Washington and Tokyo have agreed to accelerate military cooperation between U.S. and Japanese forces, bolstering maritime and ballistic missile defense and expanding into new areas such as cyberwarfare, in an attempt to curb the threat of North Korea to the Pacific region.
Bilateral talks in Washington on Thursday between Defense Secretary James Mattis, Secretary of State Rex W. Tillerson, Japanese Defense Minister Itsunori Onodera and Foreign Minister Taro Kono, took place days after North Korea backed off threats to test launch missiles against U.S. military targets in Guam, missiles that would fly over Japanese airspace.
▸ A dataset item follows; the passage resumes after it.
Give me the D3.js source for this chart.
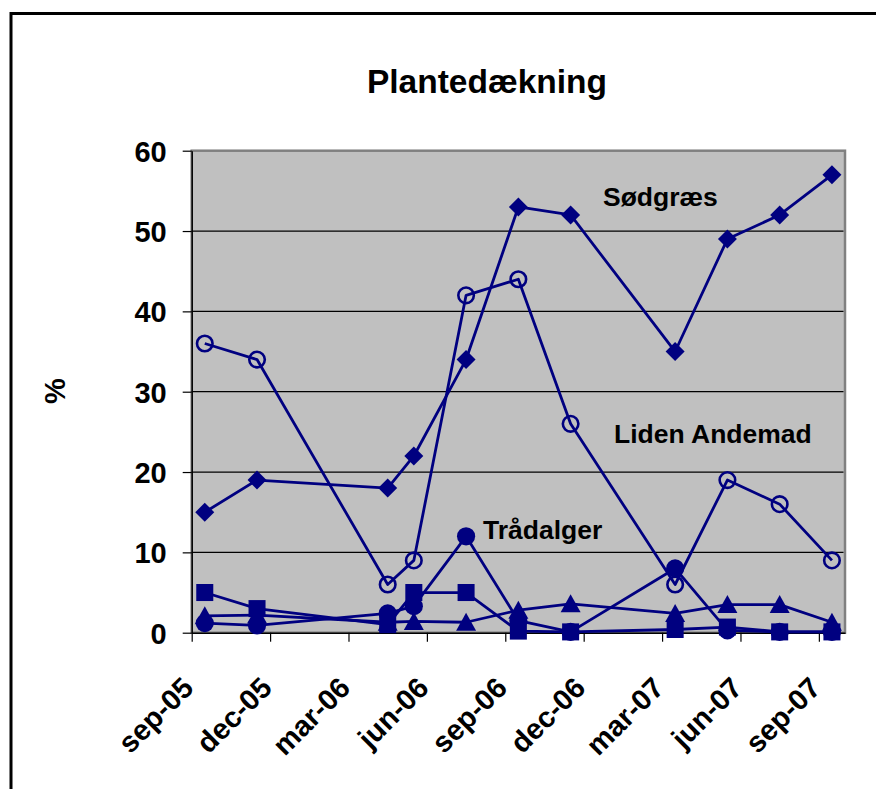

The threat against Guam capped a tense several weeks that saw a sharp escalation in rhetoric between the regime in Pyongyang and the Trump White House. Mr. Trump vowed to rain “fire and fury” against North Korea after a pair of successful test launches of long-range ballistic missiles in July. While the threat of war between the U.S. and the North has subsided, the U.S. and its Pacific allies remain on the “front line” in the simmering conflict, Mr. Mattis said.
“Japan and the Republic of Korea are on the front line against the North Korean threat. We in the United States recognize any confrontation with North Korea would pose an immediate danger to our allies and their populations,” he said alongside Mr. Tillerson and his Japanese counterparts during a press conference at the State Department.
As a result of the growing military threat posed by North Korea, “our militaries are also cooperating in new ways,” the Pentagon chief said, adding “Together, we will deter and, if necessary, defeat any threat.”
However, administration critics claim Mr. Trump’s fiery rhetoric seemed to indicate the administration had given little weight to diplomatic options, and was too eager to pursue military action against the North should Pyongyang not back down. Mr. Trump’s off-the-cuff threats to have a military response to the North Korean regime “locked and loaded” in particular prompted his top national security advisers, including Mr. Mattis and Mr. Tillerson, to publicly walk back those statements.
On Thursday, Mr. Tillerson attempted to clarify the administration’s stance on North Korea.
“We are prepared militarily, we are prepared with our allies to respond, if that is necessary,” he said. “That is not our preferred pathway. And that’s been made clear as well,” he added.
The diplomatic option got an endorsement from an unlikely source Thursday, in an interview White House chief strategist Steve Bannon gave to the journal American Prospect. The influential Mr. Bannon appeared to undercut the tough rhetorical line Mr. Trump has embraced in his public comments against the North.
“There’s no military solution [to North Korea’s nuclear threats], forget it,” Mr. Bannon said. “Until somebody solves the part of the equation that shows me that 10 million people in Seoul don’t die in the first 30 minutes from conventional weapons, I don’t know what you’re talking about, there’s no military solution here, they got us.”
While putting its latest threats on hold, North Korea insists it will never put its nuclear weapons program on the negotiating table as long as the Trump administration keeps up its “hostile policy and nuclear threat.”
The warning came from North Korea’s deputy U.N. Ambassador Kim In-ryong in the transcript of his conversation with U.N. Secretary-General Antonio Guterres on Tuesday and released Thursday, The Associated Press reported.
Washington’s efforts to reach a peaceful, diplomatic solution to the growing crisis on the Korean peninsula were boosted this week when China announced plans to cut off North Korean coal, iron ore and other goods in three weeks in compliance with recently approved U.N. sanctions.
China, North Korea’s main trade partner and sole patron in the international community, has been hesitant to push too hard against Kim Jong-un’s regime despite efforts by the Trump White House to pressure Beijing to take a harder line against the North.
Mr. Kono told reporters in Washington he anticipates China to continue to follow through on such efforts in the near future. But he dismissed claims that any talks between Pyongyang, the U.S. and its allies could take place before the North agrees to abandon its nuclear ambitions.
“There’s no sense of dialogue for the sake of dialogue. We agreed on this point,” Mr. Kono said. “Between Japan and the United States, or Japan, U.S. and [South Korea] at the center, the international community will continue to apply its maximum pressure to North Korea. I think there’s a necessity of doing so.”